The Scottish Labour amendment reiterates our belief that police resources must continue to prevent supply—James Kelly spoke to that in his opening remarks. Our communities are awash with drugs. I have recently heard of dealers baiting women with free samples of heroin through their letterboxes—women who are in recovery until they succumb to the dealers. In the Public Audit and Post-legislative Scrutiny Committee last month, I asked the chief constable about the supply of drugs, and I felt that he was maybe too willing to concede when he said:
“Where the demand exists, the supply will operate.”—[Official Report, Public Audit and Post-legislative Scrutiny Committee, 11 February 2021; c 36.]
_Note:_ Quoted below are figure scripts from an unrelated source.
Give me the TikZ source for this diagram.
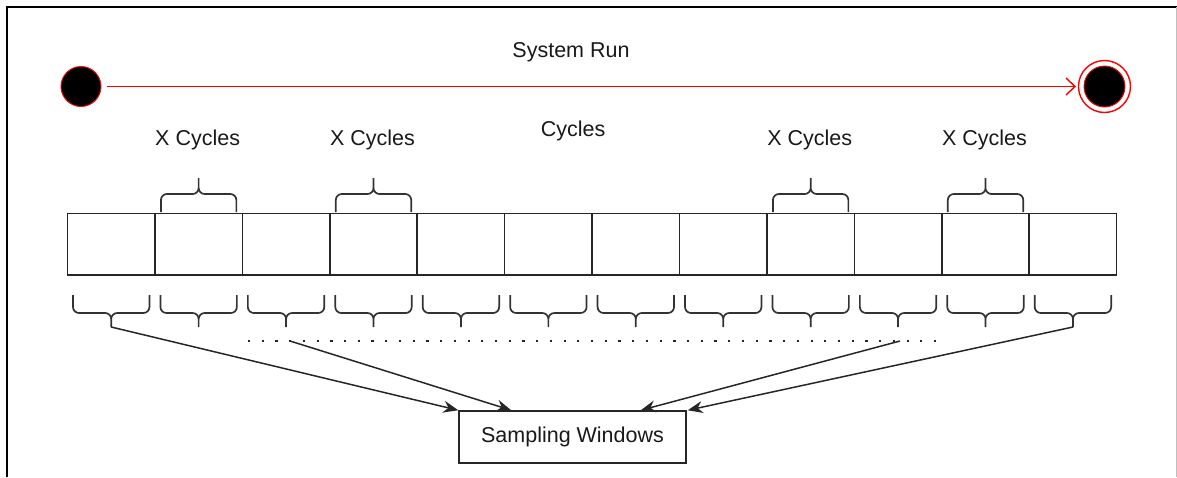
\documentclass[tikz,border=0pt]{standalone}
\usepackage{fontspec}
\setmainfont{Liberation Sans}
\usetikzlibrary{arrows.meta}
\begin{document}
\begin{tikzpicture}[x=1pt,y=-1pt,
  every node/.style={font=\fontsize{21.5}{25}\selectfont, text=black!90},
  cell/.style={draw=black!85, line width=1.6pt, minimum width=87.43pt, minimum height=61.7pt, inner sep=0pt, outer sep=0pt},
  bracepath/.style={draw=black!80, line width=1.7pt, rounded corners=6pt},
  conn/.style={draw=black!85, line width=1.5pt, -{Stealth[length=15pt,width=12pt,inset=5pt]}},
  runline/.style={draw=red, line width=1.4pt, -{Straight Barb[length=9pt,width=17pt]}},
  startdot/.style={circle, fill=black, draw=red, line width=0.9pt, minimum size=40pt, inner sep=0pt},
  enddot/.style={circle, fill=black, draw=red, line width=0.9pt, minimum size=41pt, inner sep=0pt},
  box/.style={draw=black!85, line width=1.5pt, minimum width=227pt, minimum height=52pt, inner sep=0pt}
]
\useasboundingbox (0,0) rectangle (1177,477);
% frame
\draw[black, line width=1.6pt] (7,477) -- (7,7) -- (1177,7);
\draw[black!25, line width=1pt] (1176,7) -- (1176,477);

% system run
\node (sr) at (571,52) {System Run};
\node[startdot] (start) at (81,86.5) {};
\node[enddot] (end) at (1104.5,86.5) {};
\draw[red, line width=1.4pt] (end) circle (26pt);
\draw[runline, shorten <=6pt, shorten >=2pt] (start) -- (end.west -| 1078,0) ;

% cells
\def\X{67.5}\def\W{87.43}
\foreach \i in {1,...,12} {
  \node[cell] (b\i) at ({\X+\W*(\i-0.5)},244.15) {};
}
% bottom braces
\foreach \i in {1,...,12} {
  \pgfmathsetmacro\xl{\X+\W*(\i-1)+5.5}
  \pgfmathsetmacro\xr{\X+\W*\i-5.5}
  \pgfmathsetmacro\xm{\X+\W*(\i-0.5)}
  \draw[bracepath] (\xl,295) -- (\xl,313) -- (\xm,313) -- (\xm,327)
                   (\xr,295) -- (\xr,313) -- (\xm,313) -- (\xm,327);
  \coordinate (t\i) at (\xm,327);
}
% top braces and labels
\foreach \i in {2,4,9,11} {
  \pgfmathsetmacro\xl{\X+\W*(\i-1)+6}
  \pgfmathsetmacro\xr{\X+\W*\i-6}
  \pgfmathsetmacro\xm{\X+\W*(\i-0.5)}
  \draw[bracepath] (\xl,212) -- (\xl,194) -- (\xm,194) -- (\xm,178)
                   (\xr,212) -- (\xr,194) -- (\xm,194) -- (\xm,178);
  \node (xc\i) at (\xm-1,140) {X Cycles};
}
\node (cyc) at (573,131) {Cycles};

% dotted line
\coordinate (dl) at (248,341);
\coordinate (dr) at (936,341);
\coordinate (d1) at (290,341);
\coordinate (d2) at (900,341);
\draw[black!85, line width=2.6pt, dash pattern=on 2.2pt off 11.52pt] (dl) -- (dr);

% sampling windows
\node[box] (sw) at (572.5,437) {Sampling Windows};
\draw[conn] (t1) -- (sw.north west);
\draw[conn] (d1) -- ([xshift=53pt]sw.north west);
\draw[conn] (d2) -- ([xshift=-46pt]sw.north east);
\draw[conn] (t12) -- ([xshift=1pt]sw.north east);
\end{tikzpicture}
\end{document}
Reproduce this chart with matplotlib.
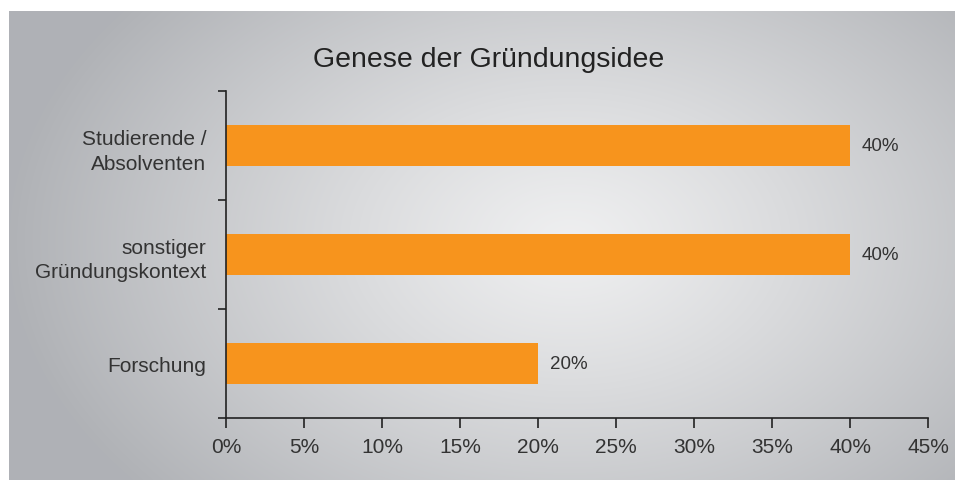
import matplotlib
matplotlib.use("Agg")
import matplotlib.pyplot as plt
import numpy as np

TITLE = "Genese der Gründungsidee"
CATEGORIES = ["Forschung", "sonstiger\nGründungskontext", "Studierende /\nAbsolventen"]
VALUES = [20, 40, 40]
XTICKS = [0, 5, 10, 15, 20, 25, 30, 35, 40, 45]

BAR_COLOR = "#f7941d"
TEXT_COLOR = "#333333"
AXIS_COLOR = "#222222"

plt.rcParams["font.family"] = ["Liberation Sans", "DejaVu Sans"]

W, H = 955, 481
fig = plt.figure(figsize=(W / 100, H / 100), dpi=100)
fig.patch.set_facecolor("white")

# radial gradient panel
bg = fig.add_axes([9 / W, 0, 1 - 9 / W, (H - 12) / H])
yy, xx = np.mgrid[0:H - 12, 0:W - 9]
d = np.sqrt(((xx - 560) / 560) ** 2 + ((yy - 230) / 380) ** 2)
d = np.clip(d, 0, 1)
light = np.array([0.935, 0.937, 0.941])
dark = np.array([0.69, 0.698, 0.714])
img = light + (dark - light) * d[..., None] ** 1.2
bg.imshow(img, aspect="auto", interpolation="bilinear")
bg.axis("off")

# plot area: x 226..928, y 92..419
ax = fig.add_axes([226 / W, 1 - 419 / H, (928 - 226) / W, (419 - 92) / H])
ax.patch.set_alpha(0)

pos = np.arange(len(CATEGORIES))
ax.barh(pos, VALUES, height=0.38, color=BAR_COLOR, zorder=2)
for p, v in zip(pos, VALUES):
    ax.text(v + 0.75, p, f"{v}%", va="center", ha="left", fontsize=13.5, color=TEXT_COLOR)

ax.set_xlim(0, 45)
ax.set_ylim(-0.5, 2.5)
ax.set_xticks(XTICKS)
ax.set_xticklabels([f"{t}%" for t in XTICKS], fontsize=15, color=TEXT_COLOR)
ax.set_yticks([-0.5, 0.5, 1.5, 2.5])
ax.set_yticklabels([])
ax.set_yticks(pos, minor=True)
ax.set_yticklabels(CATEGORIES, minor=True, fontsize=15, color=TEXT_COLOR,
                   ha="right", multialignment="right", linespacing=1.4)
ax.tick_params(axis="y", which="minor", length=0, pad=14)
ax.tick_params(axis="y", which="major", length=6, width=1.2, color=AXIS_COLOR)
ax.tick_params(axis="x", length=7, width=1.2, color=AXIS_COLOR, pad=7)

for side in ["top", "right"]:
    ax.spines[side].set_visible(False)
for side in ["left", "bottom"]:
    ax.spines[side].set_color(AXIS_COLOR)
    ax.spines[side].set_linewidth(1.2)

fig.text(489 / W, 1 - 60 / H, TITLE, ha="center", va="center", fontsize=20.5, color="#222222")

fig.savefig("out.png", dpi=100)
This is a day-to-day challenge for policing—that I do not deny—but, for parents trying to keep their children away from drugs, the ready availability and cheap prices that saturation supply creates, and police acceptance of that, do not help at all.
At the end of the day, it is so often women who pick up the pieces of the drugs crisis: supporting their sons and daughters to make it to the next stage; taking grandchildren into their own homes to raise when parents die or are simply too caught up in the drugs cycle to look after them. Grandparents are raising children who have had heroin in their bloodstream in the womb and are dealing the resulting effects of that on the children and on their own wellbeing. Women are resorting to prostitution to buy drugs and feed their children. I often feel—and I have said this to many of them—that, if the women of Dundee with lived experience of drugs in their families were asked to run our drugs services, we might be looking at a completely different picture. That is one reason why I have been proud to stand up for women, especially over the past couple of years.
I come from a city with one of the highest rates of domestic violence. Women know that their lives are not gender neutral, and neither should be the laws that protect us. I would like to say the names of Bennylyn Burke and her two-year-old daughter, Jellica. Police have recovered two bodies in Dundee this afternoon.
I am a great-granddaughter of women who worked in the jute mills, who bore the indignity of having flaps in the back of their overalls so that they could go to the toilet. Women know that their lives are different from men’s.
I would like to thank my lovely husband for his support. I would like to thank my staff, especially Roy O’Kane, for all their work over the years. I would like to thank my dad for giving me my politics, which were passed down to him from his grandfather, who founded the Dundee and District Union of Jute and Flax Workers. I hope that I have been able to give fair Labour representation to the descendants of his members and the people of North East Scotland.
I thank the Labour Party for giving me the opportunity to serve. [Applause.]